На следующее утро лама вызвал меня к себе. Я пошел к нему в надежде, что он выполнит мое самое заветное желание. Но когда я предстал перед ним, он спросил меня, не поколебал ли мою веру в него его недавний отказ посвятить меня и не вызвал ли неприязнь к нему. Я ответил: «Это не поколебало моей веры в тебя, потому что я сознаю, что мои преступления не дают мне возможности принять участие в церемонии, и я испытываю раскаяние». И тут я заплакал. Тогда он велел мне уйти и сказал вслед: «На каком основании ты хочешь обвинить меня с помощью слез?».

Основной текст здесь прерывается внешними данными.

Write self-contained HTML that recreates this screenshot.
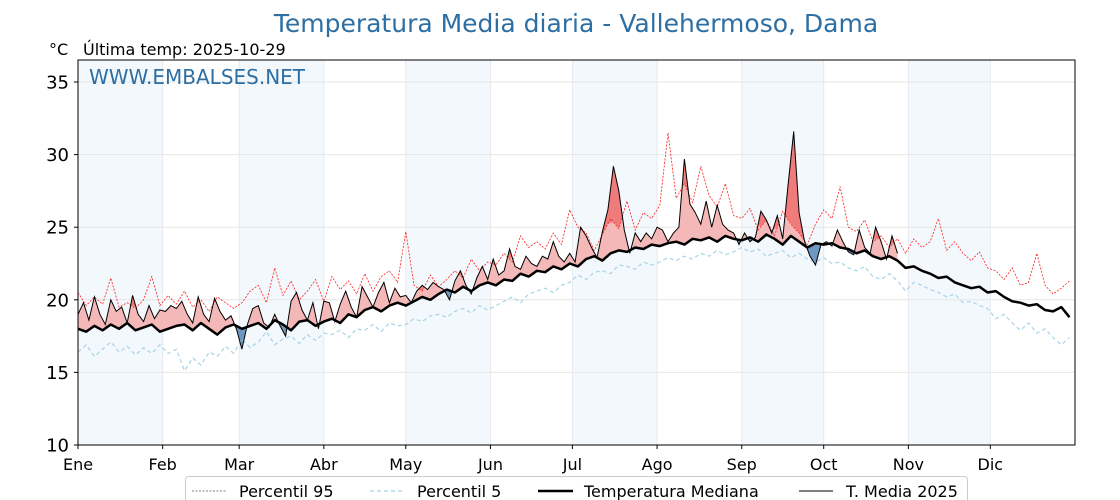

Когда я уходил от него, мое сердце как бы разрывалось на части. Казалось, что какой-то смерч подрывает самые его корни. Я подумал о золоте, которым я владел, когда отправлялся творить зло, и оплакивал теперь судьбу за то, то она лишила этого сейчас, когда я хотел посвятить себя религии. «О, если бы я имел сейчас хоть половину того золота! — думал я. — Тогда бы я смог заплатить за посвящение и обучение. Я знаю, что бесплатно лама ничего мне не даст. Мне всегда потребуется иметь что-то для подарка, даже если я найду другого учителя. Иного выхода нет. Из-за того, что у меня нет никакого имущества, мне придется умереть неосвобожденным. Лучше было бы для меня покончить с жизнью сразу, чем продолжать жить так. Что же мне делать? О, что же мне делать? Пойти наняться слугой к какому-нибудь богачу, копить из своего заработка и приобрести достаточное количество золота, чтобы его хватило на плату за посвящение и на мое содержание в период покаяния и медитации? Или мне отправиться домой и повидаться с матерью? Может быть, там я как-нибудь смогу достать деньги. Но ведь я устроил настоящее побоище у себя на родине и безжалостно погубил стольких людей посредством колдовства. Одно из двух, однако, нужно сделать сейчас. Я должен отправиться на поиски золота или Учения. Но отправиться я должен».
Взяв с собой только книги и оставив мешок с мукой, чтобы не навлечь недовольство ламы, я ушел, даже не сообщив моей Почтенной Матери о своем намерении. Когда я прошел 4–5 миль, меня охватило сильное желание увидеть ее еще раз и мучила совесть при мысли о моей неблагодарности: ведь я покинул добрую женщину, не сказав ей ни слова.
Было время завтрака, и я, прося подаяние, насобирал немного ячменной муки, достал топливо и, одолжив посуду, приготовил еду. Я смог поесть только после полудня. Тогда я подумал, что содержание мое у ламы составляло по крайней мере половину платы за работу, которую я выполнял для него, и теперь, когда мне стоило столько труда приготовить один утренний завтрак, я вспомнил об изобилии, к которому привык в доме ламы, — вкусных горячих блюдах, всегда во время приготовленных его женой, и почувствовал себя неблагодарным за то, что ушел, не попрощавшись с ней. Я начал думать о возвращении назад, но не мог окончательно решиться.